What is required
Output the data word for word, dropping every image.
################
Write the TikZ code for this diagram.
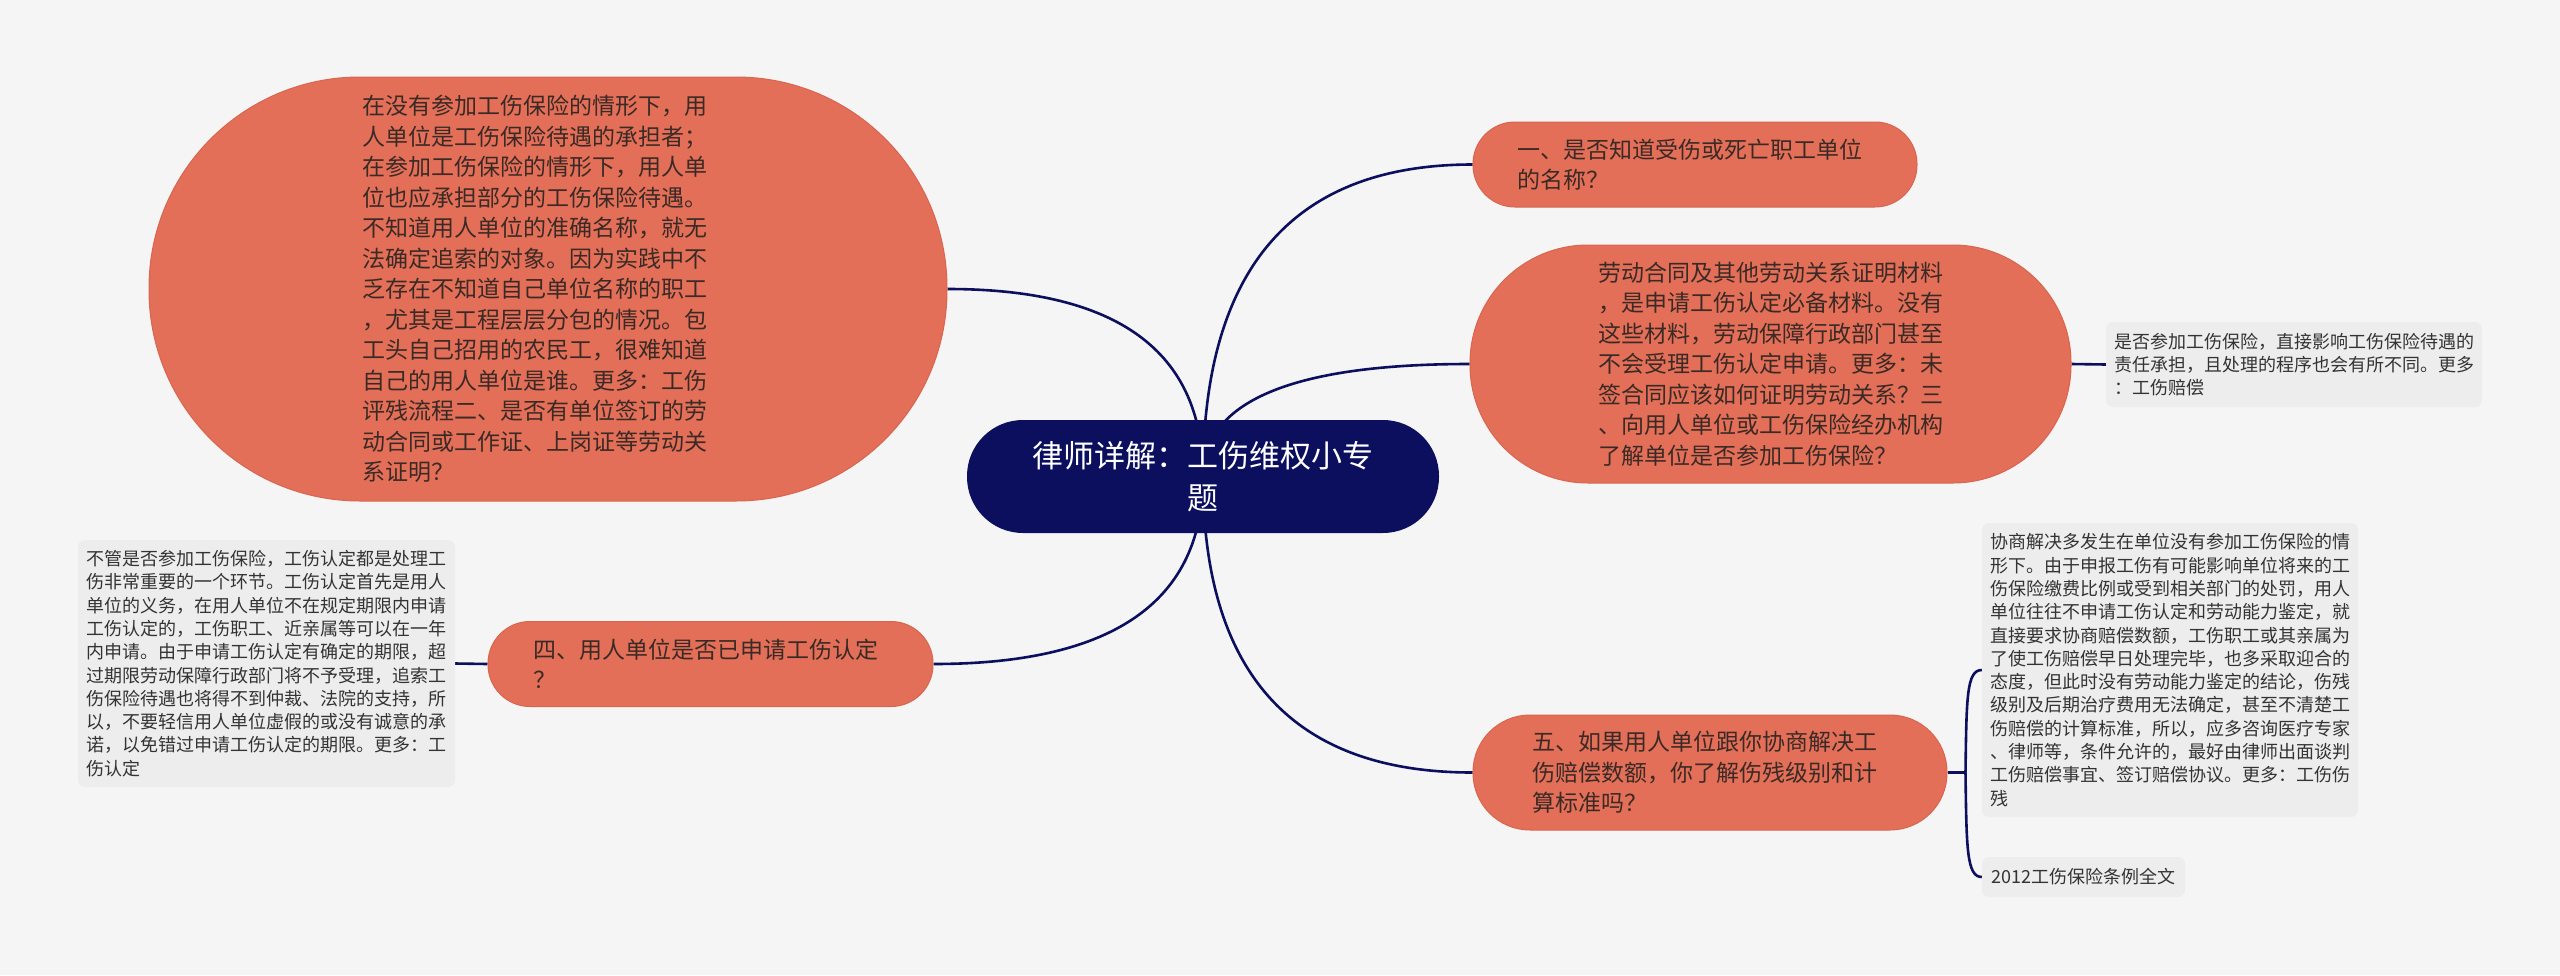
\documentclass[tikz,border=0pt]{standalone}
\usepackage{fontspec}
\setmainfont{Noto Sans CJK SC}
\usetikzlibrary{calc}
\pgfdeclarelayer{bg}
\pgfdeclarelayer{edges}
\pgfsetlayers{bg,edges,main}
\definecolor{bgc}{HTML}{F5F5F5}
\definecolor{coral}{HTML}{E46F59}
\definecolor{coralline}{HTML}{D9654F}
\definecolor{navy}{HTML}{0B0F5E}
\definecolor{ink}{HTML}{3A2A25}
\definecolor{leaf}{HTML}{EDEDED}
\definecolor{leafink}{HTML}{333333}
\begin{document}
\begin{tikzpicture}[x=1pt,y=-1pt,
  rootbox/.style={fill=navy,text=white,inner sep=0pt,align=center,font=\fontsize{31}{41.5}\selectfont},
  topic/.style={fill=coral,draw=coralline,line width=1pt,text=ink,inner sep=0pt,align=left,font=\fontsize{23}{30.5}\selectfont},
  leafbox/.style={fill=leaf,rounded corners=7pt,inner sep=0pt,align=left,text=leafink,font=\fontsize{18}{23.3}\selectfont},
  link/.style={draw=navy,line width=2.6pt}]
\useasboundingbox (0,0) rectangle (2560,975);
\begin{pgfonlayer}{bg}
\fill[bgc] (0,0) rectangle (2560,975);
\end{pgfonlayer}

\node[rootbox,minimum width=472pt,minimum height=113pt,rounded corners=56pt] (root) at (1203,476.5) {律师详解：工伤维权小专\\题};

\node[topic,minimum width=798pt,minimum height=424pt,rounded corners=211pt] (n1) at (548,289) {在没有参加工伤保险的情形下，用\rule{26pt}{0pt}\\人单位是工伤保险待遇的承担者；\\在参加工伤保险的情形下，用人单\\位也应承担部分的工伤保险待遇。\\不知道用人单位的准确名称，就无\\法确定追索的对象。因为实践中不\\乏存在不知道自己单位名称的职工\\，尤其是工程层层分包的情况。包\\工头自己招用的农民工，很难知道\\自己的用人单位是谁。更多：工伤\\评残流程二、是否有单位签订的劳\\动合同或工作证、上岗证等劳动关\\系证明？};

\node[topic,minimum width=444pt,minimum height=85pt,rounded corners=42pt] (b1) at (1695,164.5) {一、是否知道受伤或死亡职工单位\rule{10pt}{0pt}\\的名称？};

\node[topic,minimum width=601pt,minimum height=238pt,rounded corners=118pt] (b2) at (1770.5,364) {劳动合同及其他劳动关系证明材料\\，是申请工伤认定必备材料。没有\\这些材料，劳动保障行政部门甚至\\不会受理工伤认定申请。更多：未\\签合同应该如何证明劳动关系？三\\、向用人单位或工伤保险经办机构\\了解单位是否参加工伤保险？};

\node[topic,minimum width=445pt,minimum height=85pt,rounded corners=42pt] (b4) at (710.5,664) {四、用人单位是否已申请工伤认定\rule{10pt}{0pt}\\？};

\node[topic,minimum width=474pt,minimum height=115pt,rounded corners=57pt] (b5) at (1710,772.5) {五、如果用人单位跟你协商解决工\rule{10pt}{0pt}\\伤赔偿数额，你了解伤残级别和计\\算标准吗？};

\node[leafbox,minimum width=376pt,minimum height=85pt] (c2) at (2294,364.5) {是否参加工伤保险，直接影响工伤保险待遇的\\责任承担，且处理的程序也会有所不同。更多\\：工伤赔偿};

\node[leafbox,minimum width=377pt,minimum height=247pt] (c4) at (266.5,663.5) {不管是否参加工伤保险，工伤认定都是处理工\\伤非常重要的一个环节。工伤认定首先是用人\\单位的义务，在用人单位不在规定期限内申请\\工伤认定的，工伤职工、近亲属等可以在一年\\内申请。由于申请工伤认定有确定的期限，超\\过期限劳动保障行政部门将不予受理，追索工\\伤保险待遇也将得不到仲裁、法院的支持，所\\以，不要轻信用人单位虚假的或没有诚意的承\\诺，以免错过申请工伤认定的期限。更多：工\\伤认定};

\node[leafbox,minimum width=376pt,minimum height=294pt] (c5) at (2170,670) {协商解决多发生在单位没有参加工伤保险的情\\形下。由于申报工伤有可能影响单位将来的工\\伤保险缴费比例或受到相关部门的处罚，用人\\单位往往不申请工伤认定和劳动能力鉴定，就\\直接要求协商赔偿数额，工伤职工或其亲属为\\了使工伤赔偿早日处理完毕，也多采取迎合的\\态度，但此时没有劳动能力鉴定的结论，伤残\\级别及后期治疗费用无法确定，甚至不清楚工\\伤赔偿的计算标准，所以，应多咨询医疗专家\\、律师等，条件允许的，最好由律师出面谈判\\工伤赔偿事宜、签订赔偿协议。更多：工伤伤\\残};

\node[leafbox,minimum width=203pt,minimum height=40pt] (c5b) at (2083.5,877) {2012工伤保险条例全文};

\begin{pgfonlayer}{edges}
\draw[link] (root.center) .. controls ($(root.center)!2/3!(root.center |- b1.west)$) and ($(b1.west)!2/3!(root.center |- b1.west)$) .. (b1.west);
\draw[link] (root.center) .. controls ($(root.center)!2/3!(root.center |- b2.west)$) and ($(b2.west)!2/3!(root.center |- b2.west)$) .. (b2.west);
\draw[link] (root.center) .. controls ($(root.center)!2/3!(root.center |- n1.east)$) and ($(n1.east)!2/3!(root.center |- n1.east)$) .. (n1.east);
\draw[link] (root.center) .. controls ($(root.center)!2/3!(root.center |- b4.east)$) and ($(b4.east)!2/3!(root.center |- b4.east)$) .. (b4.east);
\draw[link] (root.center) .. controls ($(root.center)!2/3!(root.center |- b5.west)$) and ($(b5.west)!2/3!(root.center |- b5.west)$) .. (b5.west);
\draw[link] (b2.east) -- (c2.west);
\draw[link] (b4.west) -- (c4.east);
\coordinate (j5) at ($(b5.east)+(18,0)$);
\draw[link] (b5.east) -- (j5);
\draw[link] (j5) .. controls ($(j5)+(1,-75)$) and ($(j5 |- c5.west)+(1,0)$) .. (c5.west);
\draw[link] (j5) .. controls ($(j5)+(1,75)$) and ($(j5 |- c5b.west)+(1,0)$) .. (c5b.west);
\end{pgfonlayer}
\end{tikzpicture}
\end{document}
################
Output below
Write the TikZ code for this diagram.
\documentclass[tikz,border=0pt]{standalone}
\usepackage{fontspec}
\setmainfont{Noto Sans CJK SC}
\usetikzlibrary{calc}
\pgfdeclarelayer{bg}
\pgfdeclarelayer{edges}
\pgfsetlayers{bg,edges,main}
\definecolor{bgc}{HTML}{F5F5F5}
\definecolor{coral}{HTML}{E46F59}
\definecolor{coralline}{HTML}{D9654F}
\definecolor{navy}{HTML}{0B0F5E}
\definecolor{ink}{HTML}{3A2A25}
\definecolor{leaf}{HTML}{EDEDED}
\definecolor{leafink}{HTML}{333333}
\begin{document}
\begin{tikzpicture}[x=1pt,y=-1pt,
  rootbox/.style={fill=navy,text=white,inner sep=0pt,align=center,font=\fontsize{31}{41.5}\selectfont},
  topic/.style={fill=coral,draw=coralline,line width=1pt,text=ink,inner sep=0pt,align=left,font=\fontsize{23}{30.5}\selectfont},
  leafbox/.style={fill=leaf,rounded corners=7pt,inner sep=0pt,align=left,text=leafink,font=\fontsize{18}{23.3}\selectfont},
  link/.style={draw=navy,line width=2.6pt}]
\useasboundingbox (0,0) rectangle (2560,975);
\begin{pgfonlayer}{bg}
\fill[bgc] (0,0) rectangle (2560,975);
\end{pgfonlayer}

\node[rootbox,minimum width=472pt,minimum height=113pt,rounded corners=56pt] (root) at (1203,476.5) {律师详解：工伤维权小专\\题};

\node[topic,minimum width=798pt,minimum height=424pt,rounded corners=211pt] (n1) at (548,289) {在没有参加工伤保险的情形下，用\rule{26pt}{0pt}\\人单位是工伤保险待遇的承担者；\\在参加工伤保险的情形下，用人单\\位也应承担部分的工伤保险待遇。\\不知道用人单位的准确名称，就无\\法确定追索的对象。因为实践中不\\乏存在不知道自己单位名称的职工\\，尤其是工程层层分包的情况。包\\工头自己招用的农民工，很难知道\\自己的用人单位是谁。更多：工伤\\评残流程二、是否有单位签订的劳\\动合同或工作证、上岗证等劳动关\\系证明？};

\node[topic,minimum width=444pt,minimum height=85pt,rounded corners=42pt] (b1) at (1695,164.5) {一、是否知道受伤或死亡职工单位\rule{10pt}{0pt}\\的名称？};

\node[topic,minimum width=601pt,minimum height=238pt,rounded corners=118pt] (b2) at (1770.5,364) {劳动合同及其他劳动关系证明材料\\，是申请工伤认定必备材料。没有\\这些材料，劳动保障行政部门甚至\\不会受理工伤认定申请。更多：未\\签合同应该如何证明劳动关系？三\\、向用人单位或工伤保险经办机构\\了解单位是否参加工伤保险？};

\node[topic,minimum width=445pt,minimum height=85pt,rounded corners=42pt] (b4) at (710.5,664) {四、用人单位是否已申请工伤认定\rule{10pt}{0pt}\\？};

\node[topic,minimum width=474pt,minimum height=115pt,rounded corners=57pt] (b5) at (1710,772.5) {五、如果用人单位跟你协商解决工\rule{10pt}{0pt}\\伤赔偿数额，你了解伤残级别和计\\算标准吗？};

\node[leafbox,minimum width=376pt,minimum height=85pt] (c2) at (2294,364.5) {是否参加工伤保险，直接影响工伤保险待遇的\\责任承担，且处理的程序也会有所不同。更多\\：工伤赔偿};

\node[leafbox,minimum width=377pt,minimum height=247pt] (c4) at (266.5,663.5) {不管是否参加工伤保险，工伤认定都是处理工\\伤非常重要的一个环节。工伤认定首先是用人\\单位的义务，在用人单位不在规定期限内申请\\工伤认定的，工伤职工、近亲属等可以在一年\\内申请。由于申请工伤认定有确定的期限，超\\过期限劳动保障行政部门将不予受理，追索工\\伤保险待遇也将得不到仲裁、法院的支持，所\\以，不要轻信用人单位虚假的或没有诚意的承\\诺，以免错过申请工伤认定的期限。更多：工\\伤认定};

\node[leafbox,minimum width=376pt,minimum height=294pt] (c5) at (2170,670) {协商解决多发生在单位没有参加工伤保险的情\\形下。由于申报工伤有可能影响单位将来的工\\伤保险缴费比例或受到相关部门的处罚，用人\\单位往往不申请工伤认定和劳动能力鉴定，就\\直接要求协商赔偿数额，工伤职工或其亲属为\\了使工伤赔偿早日处理完毕，也多采取迎合的\\态度，但此时没有劳动能力鉴定的结论，伤残\\级别及后期治疗费用无法确定，甚至不清楚工\\伤赔偿的计算标准，所以，应多咨询医疗专家\\、律师等，条件允许的，最好由律师出面谈判\\工伤赔偿事宜、签订赔偿协议。更多：工伤伤\\残};

\node[leafbox,minimum width=203pt,minimum height=40pt] (c5b) at (2083.5,877) {2012工伤保险条例全文};

\begin{pgfonlayer}{edges}
\draw[link] (root.center) .. controls ($(root.center)!2/3!(root.center |- b1.west)$) and ($(b1.west)!2/3!(root.center |- b1.west)$) .. (b1.west);
\draw[link] (root.center) .. controls ($(root.center)!2/3!(root.center |- b2.west)$) and ($(b2.west)!2/3!(root.center |- b2.west)$) .. (b2.west);
\draw[link] (root.center) .. controls ($(root.center)!2/3!(root.center |- n1.east)$) and ($(n1.east)!2/3!(root.center |- n1.east)$) .. (n1.east);
\draw[link] (root.center) .. controls ($(root.center)!2/3!(root.center |- b4.east)$) and ($(b4.east)!2/3!(root.center |- b4.east)$) .. (b4.east);
\draw[link] (root.center) .. controls ($(root.center)!2/3!(root.center |- b5.west)$) and ($(b5.west)!2/3!(root.center |- b5.west)$) .. (b5.west);
\draw[link] (b2.east) -- (c2.west);
\draw[link] (b4.west) -- (c4.east);
\coordinate (j5) at ($(b5.east)+(18,0)$);
\draw[link] (b5.east) -- (j5);
\draw[link] (j5) .. controls ($(j5)+(1,-75)$) and ($(j5 |- c5.west)+(1,0)$) .. (c5.west);
\draw[link] (j5) .. controls ($(j5)+(1,75)$) and ($(j5 |- c5b.west)+(1,0)$) .. (c5b.west);
\end{pgfonlayer}
\end{tikzpicture}
\end{document}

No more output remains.